> [Exercise task] Everything from the first line of the data through the line with "bg.plot([10, 10], [10, H], color='#D9D9D9', lw=1.6)" is to be echoed exactly, minus the pictures.

> [Supplied records]
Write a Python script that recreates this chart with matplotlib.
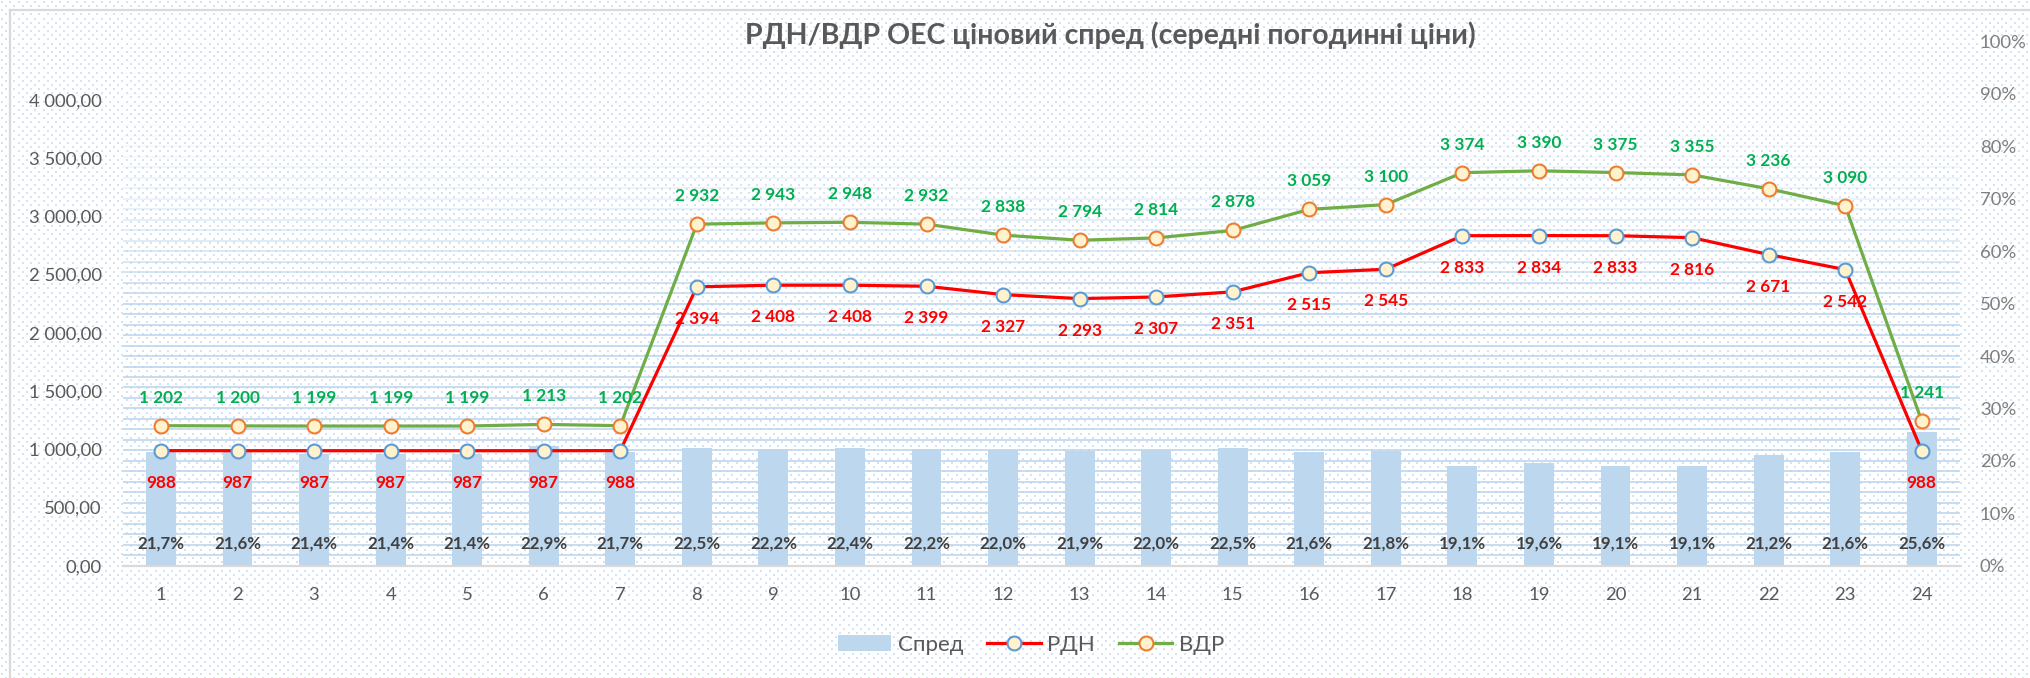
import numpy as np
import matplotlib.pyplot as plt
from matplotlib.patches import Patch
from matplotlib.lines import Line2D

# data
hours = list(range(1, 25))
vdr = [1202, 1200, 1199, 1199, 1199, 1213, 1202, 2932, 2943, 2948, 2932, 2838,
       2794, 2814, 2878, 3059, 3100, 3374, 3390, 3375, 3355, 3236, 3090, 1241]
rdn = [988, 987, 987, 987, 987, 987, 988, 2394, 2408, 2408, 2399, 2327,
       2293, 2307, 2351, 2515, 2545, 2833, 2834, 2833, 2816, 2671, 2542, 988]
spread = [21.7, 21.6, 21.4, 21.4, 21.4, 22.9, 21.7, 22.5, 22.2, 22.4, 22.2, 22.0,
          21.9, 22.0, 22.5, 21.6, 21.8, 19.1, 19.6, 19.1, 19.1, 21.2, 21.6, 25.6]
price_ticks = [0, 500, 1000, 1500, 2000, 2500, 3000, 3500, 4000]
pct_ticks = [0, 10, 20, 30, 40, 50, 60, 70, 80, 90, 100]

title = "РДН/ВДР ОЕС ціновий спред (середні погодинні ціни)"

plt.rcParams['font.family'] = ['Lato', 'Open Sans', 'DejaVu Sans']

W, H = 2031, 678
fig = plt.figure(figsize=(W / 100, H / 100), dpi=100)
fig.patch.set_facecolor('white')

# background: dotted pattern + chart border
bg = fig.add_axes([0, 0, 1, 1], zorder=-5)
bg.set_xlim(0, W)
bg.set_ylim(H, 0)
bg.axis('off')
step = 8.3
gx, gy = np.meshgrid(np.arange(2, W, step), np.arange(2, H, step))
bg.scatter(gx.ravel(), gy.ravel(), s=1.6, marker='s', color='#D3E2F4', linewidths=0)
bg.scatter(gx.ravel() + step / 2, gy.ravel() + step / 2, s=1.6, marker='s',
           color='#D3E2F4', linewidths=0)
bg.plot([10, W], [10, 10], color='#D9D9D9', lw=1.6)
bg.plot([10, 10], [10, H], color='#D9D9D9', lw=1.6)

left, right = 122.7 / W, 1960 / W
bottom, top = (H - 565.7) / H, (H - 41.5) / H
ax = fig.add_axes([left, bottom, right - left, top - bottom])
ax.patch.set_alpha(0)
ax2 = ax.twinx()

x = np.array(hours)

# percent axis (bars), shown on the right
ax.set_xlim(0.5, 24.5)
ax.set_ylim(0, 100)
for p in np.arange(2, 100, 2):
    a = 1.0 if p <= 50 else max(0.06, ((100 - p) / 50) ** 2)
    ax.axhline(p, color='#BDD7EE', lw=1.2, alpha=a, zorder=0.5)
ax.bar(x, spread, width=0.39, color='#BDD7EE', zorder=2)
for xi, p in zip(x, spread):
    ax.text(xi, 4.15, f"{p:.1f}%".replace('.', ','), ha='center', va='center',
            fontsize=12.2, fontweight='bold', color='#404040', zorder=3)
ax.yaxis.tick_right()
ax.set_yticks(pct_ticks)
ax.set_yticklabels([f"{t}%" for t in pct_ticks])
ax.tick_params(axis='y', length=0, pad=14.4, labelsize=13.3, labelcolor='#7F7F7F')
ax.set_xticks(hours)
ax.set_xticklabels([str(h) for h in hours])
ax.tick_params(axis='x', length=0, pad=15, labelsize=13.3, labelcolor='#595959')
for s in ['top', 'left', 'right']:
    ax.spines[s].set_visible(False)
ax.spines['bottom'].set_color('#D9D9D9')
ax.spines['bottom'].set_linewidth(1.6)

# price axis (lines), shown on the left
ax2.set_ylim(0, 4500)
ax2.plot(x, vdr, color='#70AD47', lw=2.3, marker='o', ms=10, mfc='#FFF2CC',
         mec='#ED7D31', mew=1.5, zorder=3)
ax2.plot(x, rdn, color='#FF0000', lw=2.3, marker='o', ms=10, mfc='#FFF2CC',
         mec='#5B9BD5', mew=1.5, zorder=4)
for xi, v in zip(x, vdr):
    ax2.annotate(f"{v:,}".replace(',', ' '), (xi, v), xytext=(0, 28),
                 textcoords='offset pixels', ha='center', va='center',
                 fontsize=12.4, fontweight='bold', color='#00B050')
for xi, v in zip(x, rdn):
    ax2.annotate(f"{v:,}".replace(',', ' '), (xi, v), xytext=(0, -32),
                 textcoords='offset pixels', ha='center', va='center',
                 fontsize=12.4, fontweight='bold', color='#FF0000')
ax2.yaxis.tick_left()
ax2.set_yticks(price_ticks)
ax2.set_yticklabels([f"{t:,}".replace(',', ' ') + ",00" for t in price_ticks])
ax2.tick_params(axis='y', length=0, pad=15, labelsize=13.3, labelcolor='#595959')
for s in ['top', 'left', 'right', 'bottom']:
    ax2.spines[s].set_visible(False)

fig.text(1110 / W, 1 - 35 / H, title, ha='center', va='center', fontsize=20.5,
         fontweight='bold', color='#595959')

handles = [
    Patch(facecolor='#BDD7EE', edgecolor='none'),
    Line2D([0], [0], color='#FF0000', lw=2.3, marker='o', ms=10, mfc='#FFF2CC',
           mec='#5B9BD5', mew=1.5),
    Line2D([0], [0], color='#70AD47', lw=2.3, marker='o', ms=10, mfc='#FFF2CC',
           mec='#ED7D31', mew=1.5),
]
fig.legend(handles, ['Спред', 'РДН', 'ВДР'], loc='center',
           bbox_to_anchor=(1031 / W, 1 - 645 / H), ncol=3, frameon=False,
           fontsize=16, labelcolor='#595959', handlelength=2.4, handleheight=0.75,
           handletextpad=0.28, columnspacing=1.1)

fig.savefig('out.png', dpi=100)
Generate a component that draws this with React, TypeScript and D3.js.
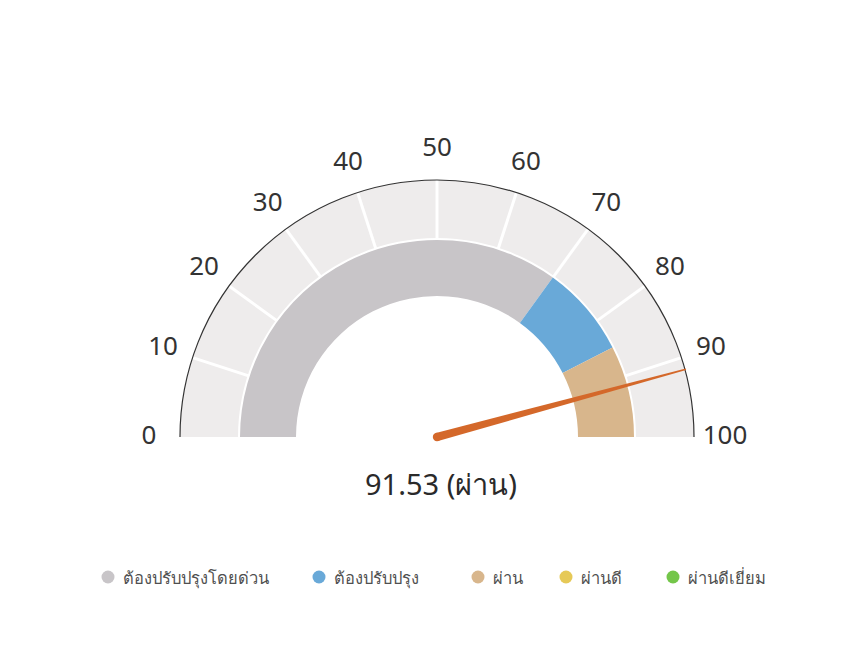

> [Final result]
Write a Python script that recreates this chart with matplotlib.
import numpy as np
import matplotlib.pyplot as plt
from matplotlib.patches import Patch
from matplotlib.lines import Line2D

# data
hours = list(range(1, 25))
vdr = [1202, 1200, 1199, 1199, 1199, 1213, 1202, 2932, 2943, 2948, 2932, 2838,
       2794, 2814, 2878, 3059, 3100, 3374, 3390, 3375, 3355, 3236, 3090, 1241]
rdn = [988, 987, 987, 987, 987, 987, 988, 2394, 2408, 2408, 2399, 2327,
       2293, 2307, 2351, 2515, 2545, 2833, 2834, 2833, 2816, 2671, 2542, 988]
spread = [21.7, 21.6, 21.4, 21.4, 21.4, 22.9, 21.7, 22.5, 22.2, 22.4, 22.2, 22.0,
          21.9, 22.0, 22.5, 21.6, 21.8, 19.1, 19.6, 19.1, 19.1, 21.2, 21.6, 25.6]
price_ticks = [0, 500, 1000, 1500, 2000, 2500, 3000, 3500, 4000]
pct_ticks = [0, 10, 20, 30, 40, 50, 60, 70, 80, 90, 100]

title = "РДН/ВДР ОЕС ціновий спред (середні погодинні ціни)"

plt.rcParams['font.family'] = ['Lato', 'Open Sans', 'DejaVu Sans']

W, H = 2031, 678
fig = plt.figure(figsize=(W / 100, H / 100), dpi=100)
fig.patch.set_facecolor('white')

# background: dotted pattern + chart border
bg = fig.add_axes([0, 0, 1, 1], zorder=-5)
bg.set_xlim(0, W)
bg.set_ylim(H, 0)
bg.axis('off')
step = 8.3
gx, gy = np.meshgrid(np.arange(2, W, step), np.arange(2, H, step))
bg.scatter(gx.ravel(), gy.ravel(), s=1.6, marker='s', color='#D3E2F4', linewidths=0)
bg.scatter(gx.ravel() + step / 2, gy.ravel() + step / 2, s=1.6, marker='s',
           color='#D3E2F4', linewidths=0)
bg.plot([10, W], [10, 10], color='#D9D9D9', lw=1.6)
bg.plot([10, 10], [10, H], color='#D9D9D9', lw=1.6)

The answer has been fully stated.